Education centre to open on site of closed college


ALMOST 30 former fifth-year students of the recently closed Dublin “grind school” Ashfield College have been given the option of continuing their studies in a new education centre which has opened in the same premises.

Several former Ashfield College teachers have also been rehired by the new college.

Following the appointment last month of a liquidator to the Templeogue-based private grind school, which had been in operation since 1977, 29 fifth-year students were faced with the disruption of having to find another school in which to begin sixth year in September.

However, the Education Centre, a new college which has signed a long lease for the former Ashfield site on Templeogue Road, said the majority of Ashfield’s fifth-year students had now enrolled with it.

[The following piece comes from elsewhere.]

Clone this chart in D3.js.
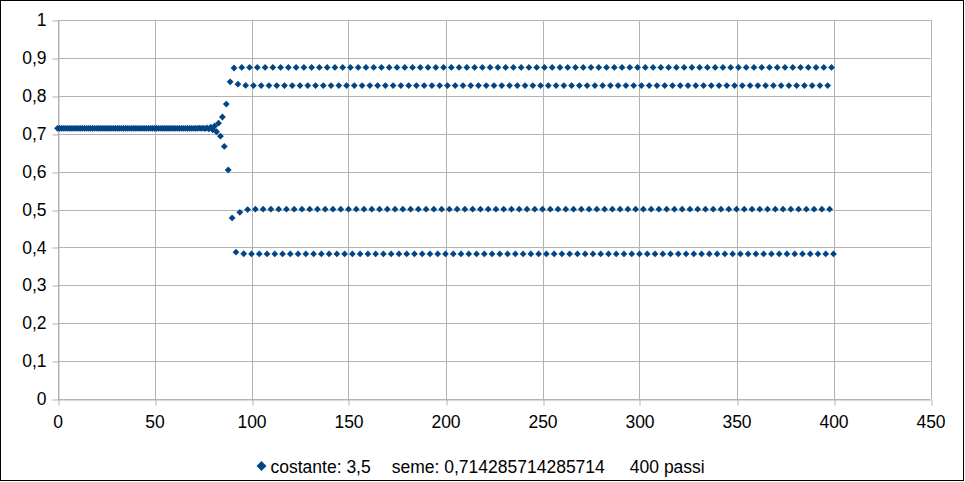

The new operators have cut fees for the coming academic year from close to €7,000 ( which was charged by Ashfield in 2008/ 2009) to €6,000.

The opening of the new college has also eased concerns of former sixth-year students who sat their exams in the centre, as to where they can collect their Leaving Certificate results tomorrow.

Kevin Branigan, one of the backers of the new college, has confirmed that these students will be able to collect their results from the Education Centre, and will also be able to view their exam scripts there.

Some 35 staff, many of whom were part-time, were let go by Ashfield College in June, but a number of former teachers have now been signed up by the new college.

About €250,000 has been invested in renovations, resources and staff by Mr Branigan – who also runs – and his business partners, Guy Flouch of Tullamore’s Ormonde Business School and Mike Ormonde.

Ashfield College Ltd had been loss-making since 2007 and the High Court appointed a liquidator in July after hearing that it had “no possibility of survival as a going concern”.

Despite this, the new operators believe there is significant room for growth at the Templeogue centre.

Mr Branigan said they intended to get more intensely involved in providing third-level courses and evening classes, and they hoped to achieve economies of scale between the Education Centre and the Ormonde Business School.

“We’ll be able to operate a stronger service with a lower cost base, which we feel will make things substantially different to what may have happened in the past,” he said.

He has observed a significant surge in demand for courses of all types on his website. “The level of interest was up more than 20 per cent on last year for the month of July,” he said.

Mr Branigan is also confident that demand for grind schools will hold up, despite falling incomes.

“While there are more pressures on parents now, the feeling that we get from the parents we’ve met already is that now, more than ever, they’re concerned about their children’s future,” he said.

“Spending on education doesn’t seem to be regarded as a discretionary item, so rather than going on holiday, buying a new car or getting an extension done, they would be even more inclined to put the money into their children’s education.”